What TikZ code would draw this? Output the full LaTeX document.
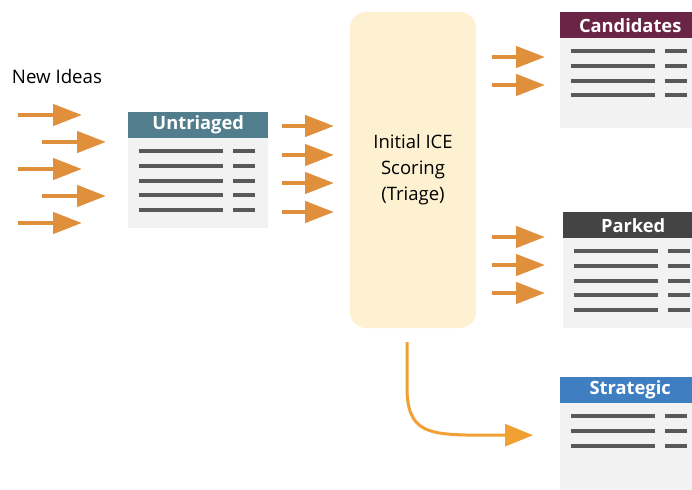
\documentclass[tikz,border=0pt]{standalone}
\usepackage{fontspec}
\setmainfont{Open Sans}
\usetikzlibrary{positioning,arrows.meta}

\definecolor{flowor}{HTML}{E08F3C}
\definecolor{curveor}{HTML}{F1A033}
\definecolor{boxgrey}{HTML}{F2F2F2}
\definecolor{bargrey}{HTML}{595959}
\definecolor{triagefill}{HTML}{FDF1D2}
\definecolor{untricol}{HTML}{527D8C}
\definecolor{candcol}{HTML}{6A2446}
\definecolor{parkcol}{HTML}{444444}
\definecolor{stratcol}{HTML}{3F7EC1}

% rows of bars inside a list box
\newcommand\listrows[2]{%
  \foreach \r in {1,...,#2}{%
    \draw[bar] ([shift={(11,{39+14.8*(\r-1)})}]#1.north west) -- ++(84,0);
    \draw[bar] ([shift={(105,{39+14.8*(\r-1)})}]#1.north west) -- ++(22,0);
  }}

\begin{document}
\begin{tikzpicture}[x=1pt,y=-1pt,
    flow/.style={-{Triangle[length=29pt,width=21pt]}, line width=4.5pt, flowor},
    listbox/.style={fill=boxgrey, minimum width=140pt, minimum height=116pt,
      inner sep=0pt, anchor=north west},
    listhead/.style={fill=#1, text=white, minimum width=140pt, minimum height=26pt,
      inner sep=0pt, anchor=north, font=\fontsize{18.3}{20}\selectfont\bfseries},
    bar/.style={line width=4pt, bargrey},
    triage/.style={fill=triagefill, rounded corners=16pt, minimum width=126pt,
      minimum height=316pt, align=center, font=\fontsize{18.5}{26}\selectfont}]
    \clip (0,0) rectangle (692,489);

    \node[font=\fontsize{18.7}{20}\selectfont] (ideas) at (57,76) {New Ideas};

    % lists
    \node[listbox] (untri) at (128,112) {};
    \node[listhead=untricol] (untri-h) at (untri.north) {Untriaged};
    \listrows{untri}{5}

    \node[listbox] (cand) at (560,12) {};
    \node[listhead=candcol] (cand-h) at (cand.north) {Candidates};
    \listrows{cand}{4}

    \node[listbox] (park) at (563,212) {};
    \node[listhead=parkcol] (park-h) at (park.north) {Parked};
    \listrows{park}{5}

    \node[listbox] (strat) at (560,377) {};
    \node[listhead=stratcol] (strat-h) at (strat.north) {Strategic};
    \listrows{strat}{3}

    \node[triage] (tri) at (413,170) {Initial ICE\\Scoring\\(Triage)};

    % incoming ideas
    \foreach \x/\y [count=\i] in {18/115,42/142,18/169,42/196,18/223}
      \draw[flow] (\x,\y) coordinate (in\i) -- ++(64,0);
    % into triage
    \foreach \y [count=\i] in {126,155,183,212}
      \draw[flow] (282,\y) coordinate (mid\i) -- ++(52,0);
    % out of triage
    \foreach \y [count=\i] in {57,85}
      \draw[flow] (492,\y) coordinate (oc\i) -- ++(53,0);
    \foreach \y [count=\i] in {237,265,293}
      \draw[flow] (492,\y) coordinate (op\i) -- ++(53,0);

    \coordinate (tri-out) at ([shift={(-6,14)}]tri.south);
    \coordinate (strat-in) at ([xshift=-27pt]strat.west);
    \draw[curveor, line width=3pt, -{Triangle[length=28pt,width=22pt]}]
      (tri-out) -- ++(0,45) .. controls ++(0,45) and ++(-45,-1) .. ([xshift=-60pt]strat-in)
      -- (strat-in);
\end{tikzpicture}
\end{document}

☆ ☆ ☆ ☆ ☆ ☆ ☆

_INSTRUCTIONS FOR THE TASK_
Restate the data above exactly, stripping out each image.

_SOLVED EXERCISE_
What TikZ code would draw this? Output the full LaTeX document.
\documentclass[tikz,border=0pt]{standalone}
\usepackage{fontspec}
\setmainfont{Open Sans}
\usetikzlibrary{positioning,arrows.meta}

\definecolor{flowor}{HTML}{E08F3C}
\definecolor{curveor}{HTML}{F1A033}
\definecolor{boxgrey}{HTML}{F2F2F2}
\definecolor{bargrey}{HTML}{595959}
\definecolor{triagefill}{HTML}{FDF1D2}
\definecolor{untricol}{HTML}{527D8C}
\definecolor{candcol}{HTML}{6A2446}
\definecolor{parkcol}{HTML}{444444}
\definecolor{stratcol}{HTML}{3F7EC1}

% rows of bars inside a list box
\newcommand\listrows[2]{%
  \foreach \r in {1,...,#2}{%
    \draw[bar] ([shift={(11,{39+14.8*(\r-1)})}]#1.north west) -- ++(84,0);
    \draw[bar] ([shift={(105,{39+14.8*(\r-1)})}]#1.north west) -- ++(22,0);
  }}

\begin{document}
\begin{tikzpicture}[x=1pt,y=-1pt,
    flow/.style={-{Triangle[length=29pt,width=21pt]}, line width=4.5pt, flowor},
    listbox/.style={fill=boxgrey, minimum width=140pt, minimum height=116pt,
      inner sep=0pt, anchor=north west},
    listhead/.style={fill=#1, text=white, minimum width=140pt, minimum height=26pt,
      inner sep=0pt, anchor=north, font=\fontsize{18.3}{20}\selectfont\bfseries},
    bar/.style={line width=4pt, bargrey},
    triage/.style={fill=triagefill, rounded corners=16pt, minimum width=126pt,
      minimum height=316pt, align=center, font=\fontsize{18.5}{26}\selectfont}]
    \clip (0,0) rectangle (692,489);

    \node[font=\fontsize{18.7}{20}\selectfont] (ideas) at (57,76) {New Ideas};

    % lists
    \node[listbox] (untri) at (128,112) {};
    \node[listhead=untricol] (untri-h) at (untri.north) {Untriaged};
    \listrows{untri}{5}

    \node[listbox] (cand) at (560,12) {};
    \node[listhead=candcol] (cand-h) at (cand.north) {Candidates};
    \listrows{cand}{4}

    \node[listbox] (park) at (563,212) {};
    \node[listhead=parkcol] (park-h) at (park.north) {Parked};
    \listrows{park}{5}

    \node[listbox] (strat) at (560,377) {};
    \node[listhead=stratcol] (strat-h) at (strat.north) {Strategic};
    \listrows{strat}{3}

    \node[triage] (tri) at (413,170) {Initial ICE\\Scoring\\(Triage)};

    % incoming ideas
    \foreach \x/\y [count=\i] in {18/115,42/142,18/169,42/196,18/223}
      \draw[flow] (\x,\y) coordinate (in\i) -- ++(64,0);
    % into triage
    \foreach \y [count=\i] in {126,155,183,212}
      \draw[flow] (282,\y) coordinate (mid\i) -- ++(52,0);
    % out of triage
    \foreach \y [count=\i] in {57,85}
      \draw[flow] (492,\y) coordinate (oc\i) -- ++(53,0);
    \foreach \y [count=\i] in {237,265,293}
      \draw[flow] (492,\y) coordinate (op\i) -- ++(53,0);

    \coordinate (tri-out) at ([shift={(-6,14)}]tri.south);
    \coordinate (strat-in) at ([xshift=-27pt]strat.west);
    \draw[curveor, line width=3pt, -{Triangle[length=28pt,width=22pt]}]
      (tri-out) -- ++(0,45) .. controls ++(0,45) and ++(-45,-1) .. ([xshift=-60pt]strat-in)
      -- (strat-in);
\end{tikzpicture}
\end{document}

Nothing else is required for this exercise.